> **JOB**: Write every line out verbatim and omit the pictures.

********

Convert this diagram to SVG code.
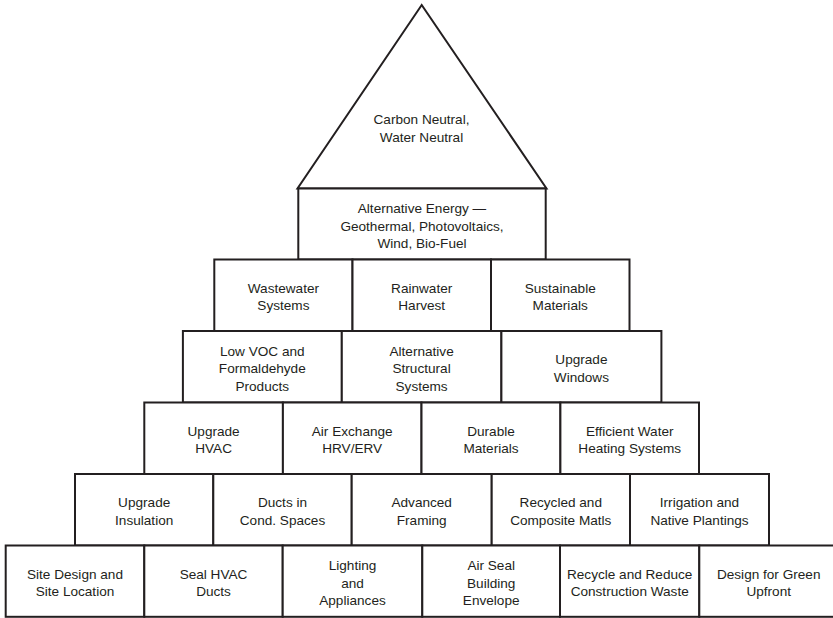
<svg xmlns="http://www.w3.org/2000/svg" width="833" height="618" viewBox="0 0 833 618">
<style>
.b{fill:#fff;stroke:#231f20;stroke-width:2;stroke-linejoin:miter}
.t{font-family:"Liberation Sans",Arial,sans-serif;font-size:13.6px;fill:#231f20;text-anchor:middle}
</style>
<rect width="833" height="618" fill="#fff"/>
<g id="top">
<polygon class="b" points="421.7,5 297.5,188.5 546.5,188.5"/>
<text class="t" x="421.5" y="124">Carbon Neutral,</text>
<text class="t" x="421.5" y="142.3">Water Neutral</text>
</g>
<g id="alt-energy">
<rect class="b" x="298.3" y="188.5" width="247.4" height="71"/>
<text class="t" x="422" y="213">Alternative Energy —</text>
<text class="t" x="422" y="230.5">Geothermal, Photovoltaics,</text>
<text class="t" x="422" y="248">Wind, Bio-Fuel</text>
</g>
<g id="wastewater">
<rect class="b" x="214.3" y="259.5" width="138.2" height="71.5"/>
<text class="t" x="283.4" y="292.5">Wastewater</text>
<text class="t" x="283.4" y="310">Systems</text>
</g>
<g id="rainwater">
<rect class="b" x="352.5" y="259.5" width="138.5" height="71.5"/>
<text class="t" x="421.7" y="292.5">Rainwater</text>
<text class="t" x="421.7" y="310">Harvest</text>
</g>
<g id="sustainable">
<rect class="b" x="491" y="259.5" width="138.5" height="71.5"/>
<text class="t" x="560.2" y="292.5">Sustainable</text>
<text class="t" x="560.2" y="310">Materials</text>
</g>
<g id="lowvoc">
<rect class="b" x="182.9" y="331" width="158.9" height="71.5"/>
<text class="t" x="262.3" y="355.5">Low VOC and</text>
<text class="t" x="262.3" y="373">Formaldehyde</text>
<text class="t" x="262.3" y="390.5">Products</text>
</g>
<g id="altstruct">
<rect class="b" x="341.8" y="331" width="159.6" height="71.5"/>
<text class="t" x="421.6" y="355.5">Alternative</text>
<text class="t" x="421.6" y="373">Structural</text>
<text class="t" x="421.6" y="390.5">Systems</text>
</g>
<g id="windows">
<rect class="b" x="501.4" y="331" width="160" height="71.5"/>
<text class="t" x="581.4" y="364">Upgrade</text>
<text class="t" x="581.4" y="381.5">Windows</text>
</g>
<g id="hvac">
<rect class="b" x="144.3" y="402.5" width="138.6" height="71.5"/>
<text class="t" x="213.6" y="435.5">Upgrade</text>
<text class="t" x="213.6" y="453">HVAC</text>
</g>
<g id="airexchange">
<rect class="b" x="282.9" y="402.5" width="138.6" height="71.5"/>
<text class="t" x="352.2" y="435.5">Air Exchange</text>
<text class="t" x="352.2" y="453">HRV/ERV</text>
</g>
<g id="durable">
<rect class="b" x="421.5" y="402.5" width="138.9" height="71.5"/>
<text class="t" x="491" y="435.5">Durable</text>
<text class="t" x="491" y="453">Materials</text>
</g>
<g id="waterheating">
<rect class="b" x="560.4" y="402.5" width="138.6" height="71.5"/>
<text class="t" x="629.7" y="435.5">Efficient Water</text>
<text class="t" x="629.7" y="453">Heating Systems</text>
</g>
<g id="insulation">
<rect class="b" x="75" y="474" width="138.3" height="71.5"/>
<text class="t" x="144.2" y="507">Upgrade</text>
<text class="t" x="144.2" y="524.5">Insulation</text>
</g>
<g id="ducts">
<rect class="b" x="213.3" y="474" width="138.4" height="71.5"/>
<text class="t" x="282.5" y="507">Ducts in</text>
<text class="t" x="282.5" y="524.5">Cond. Spaces</text>
</g>
<g id="framing">
<rect class="b" x="351.7" y="474" width="140" height="71.5"/>
<text class="t" x="421.7" y="507">Advanced</text>
<text class="t" x="421.7" y="524.5">Framing</text>
</g>
<g id="recycled">
<rect class="b" x="491.7" y="474" width="138.3" height="71.5"/>
<text class="t" x="560.8" y="507">Recycled and</text>
<text class="t" x="560.8" y="524.5">Composite Matls</text>
</g>
<g id="irrigation">
<rect class="b" x="630" y="474" width="139" height="71.5"/>
<text class="t" x="699.5" y="507">Irrigation and</text>
<text class="t" x="699.5" y="524.5">Native Plantings</text>
</g>
<g id="site">
<rect class="b" x="5.7" y="545.5" width="138.6" height="71.3"/>
<text class="t" x="75" y="578.5">Site Design and</text>
<text class="t" x="75" y="596">Site Location</text>
</g>
<g id="sealhvac">
<rect class="b" x="144.3" y="545.5" width="138.4" height="71.3"/>
<text class="t" x="213.5" y="578.5">Seal HVAC</text>
<text class="t" x="213.5" y="596">Ducts</text>
</g>
<g id="lighting">
<rect class="b" x="282.7" y="545.5" width="139.6" height="71.3"/>
<text class="t" x="352.5" y="570">Lighting</text>
<text class="t" x="352.5" y="587.5">and</text>
<text class="t" x="352.5" y="605">Appliances</text>
</g>
<g id="airseal">
<rect class="b" x="422.3" y="545.5" width="137.7" height="71.3"/>
<text class="t" x="491.2" y="570">Air Seal</text>
<text class="t" x="491.2" y="587.5">Building</text>
<text class="t" x="491.2" y="605">Envelope</text>
</g>
<g id="waste">
<rect class="b" x="560" y="545.5" width="139.3" height="71.3"/>
<text class="t" x="629.7" y="578.5">Recycle and Reduce</text>
<text class="t" x="629.7" y="596">Construction Waste</text>
</g>
<g id="designgreen">
<rect class="b" x="699.3" y="545.5" width="138.7" height="71.3"/>
<text class="t" x="768.7" y="578.5">Design for Green</text>
<text class="t" x="768.7" y="596">Upfront</text>
</g>
</svg>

********

> **RESULT**:
Convert this diagram to SVG code.
<svg xmlns="http://www.w3.org/2000/svg" width="833" height="618" viewBox="0 0 833 618">
<style>
.b{fill:#fff;stroke:#231f20;stroke-width:2;stroke-linejoin:miter}
.t{font-family:"Liberation Sans",Arial,sans-serif;font-size:13.6px;fill:#231f20;text-anchor:middle}
</style>
<rect width="833" height="618" fill="#fff"/>
<g id="top">
<polygon class="b" points="421.7,5 297.5,188.5 546.5,188.5"/>
<text class="t" x="421.5" y="124">Carbon Neutral,</text>
<text class="t" x="421.5" y="142.3">Water Neutral</text>
</g>
<g id="alt-energy">
<rect class="b" x="298.3" y="188.5" width="247.4" height="71"/>
<text class="t" x="422" y="213">Alternative Energy —</text>
<text class="t" x="422" y="230.5">Geothermal, Photovoltaics,</text>
<text class="t" x="422" y="248">Wind, Bio-Fuel</text>
</g>
<g id="wastewater">
<rect class="b" x="214.3" y="259.5" width="138.2" height="71.5"/>
<text class="t" x="283.4" y="292.5">Wastewater</text>
<text class="t" x="283.4" y="310">Systems</text>
</g>
<g id="rainwater">
<rect class="b" x="352.5" y="259.5" width="138.5" height="71.5"/>
<text class="t" x="421.7" y="292.5">Rainwater</text>
<text class="t" x="421.7" y="310">Harvest</text>
</g>
<g id="sustainable">
<rect class="b" x="491" y="259.5" width="138.5" height="71.5"/>
<text class="t" x="560.2" y="292.5">Sustainable</text>
<text class="t" x="560.2" y="310">Materials</text>
</g>
<g id="lowvoc">
<rect class="b" x="182.9" y="331" width="158.9" height="71.5"/>
<text class="t" x="262.3" y="355.5">Low VOC and</text>
<text class="t" x="262.3" y="373">Formaldehyde</text>
<text class="t" x="262.3" y="390.5">Products</text>
</g>
<g id="altstruct">
<rect class="b" x="341.8" y="331" width="159.6" height="71.5"/>
<text class="t" x="421.6" y="355.5">Alternative</text>
<text class="t" x="421.6" y="373">Structural</text>
<text class="t" x="421.6" y="390.5">Systems</text>
</g>
<g id="windows">
<rect class="b" x="501.4" y="331" width="160" height="71.5"/>
<text class="t" x="581.4" y="364">Upgrade</text>
<text class="t" x="581.4" y="381.5">Windows</text>
</g>
<g id="hvac">
<rect class="b" x="144.3" y="402.5" width="138.6" height="71.5"/>
<text class="t" x="213.6" y="435.5">Upgrade</text>
<text class="t" x="213.6" y="453">HVAC</text>
</g>
<g id="airexchange">
<rect class="b" x="282.9" y="402.5" width="138.6" height="71.5"/>
<text class="t" x="352.2" y="435.5">Air Exchange</text>
<text class="t" x="352.2" y="453">HRV/ERV</text>
</g>
<g id="durable">
<rect class="b" x="421.5" y="402.5" width="138.9" height="71.5"/>
<text class="t" x="491" y="435.5">Durable</text>
<text class="t" x="491" y="453">Materials</text>
</g>
<g id="waterheating">
<rect class="b" x="560.4" y="402.5" width="138.6" height="71.5"/>
<text class="t" x="629.7" y="435.5">Efficient Water</text>
<text class="t" x="629.7" y="453">Heating Systems</text>
</g>
<g id="insulation">
<rect class="b" x="75" y="474" width="138.3" height="71.5"/>
<text class="t" x="144.2" y="507">Upgrade</text>
<text class="t" x="144.2" y="524.5">Insulation</text>
</g>
<g id="ducts">
<rect class="b" x="213.3" y="474" width="138.4" height="71.5"/>
<text class="t" x="282.5" y="507">Ducts in</text>
<text class="t" x="282.5" y="524.5">Cond. Spaces</text>
</g>
<g id="framing">
<rect class="b" x="351.7" y="474" width="140" height="71.5"/>
<text class="t" x="421.7" y="507">Advanced</text>
<text class="t" x="421.7" y="524.5">Framing</text>
</g>
<g id="recycled">
<rect class="b" x="491.7" y="474" width="138.3" height="71.5"/>
<text class="t" x="560.8" y="507">Recycled and</text>
<text class="t" x="560.8" y="524.5">Composite Matls</text>
</g>
<g id="irrigation">
<rect class="b" x="630" y="474" width="139" height="71.5"/>
<text class="t" x="699.5" y="507">Irrigation and</text>
<text class="t" x="699.5" y="524.5">Native Plantings</text>
</g>
<g id="site">
<rect class="b" x="5.7" y="545.5" width="138.6" height="71.3"/>
<text class="t" x="75" y="578.5">Site Design and</text>
<text class="t" x="75" y="596">Site Location</text>
</g>
<g id="sealhvac">
<rect class="b" x="144.3" y="545.5" width="138.4" height="71.3"/>
<text class="t" x="213.5" y="578.5">Seal HVAC</text>
<text class="t" x="213.5" y="596">Ducts</text>
</g>
<g id="lighting">
<rect class="b" x="282.7" y="545.5" width="139.6" height="71.3"/>
<text class="t" x="352.5" y="570">Lighting</text>
<text class="t" x="352.5" y="587.5">and</text>
<text class="t" x="352.5" y="605">Appliances</text>
</g>
<g id="airseal">
<rect class="b" x="422.3" y="545.5" width="137.7" height="71.3"/>
<text class="t" x="491.2" y="570">Air Seal</text>
<text class="t" x="491.2" y="587.5">Building</text>
<text class="t" x="491.2" y="605">Envelope</text>
</g>
<g id="waste">
<rect class="b" x="560" y="545.5" width="139.3" height="71.3"/>
<text class="t" x="629.7" y="578.5">Recycle and Reduce</text>
<text class="t" x="629.7" y="596">Construction Waste</text>
</g>
<g id="designgreen">
<rect class="b" x="699.3" y="545.5" width="138.7" height="71.3"/>
<text class="t" x="768.7" y="578.5">Design for Green</text>
<text class="t" x="768.7" y="596">Upfront</text>
</g>
</svg>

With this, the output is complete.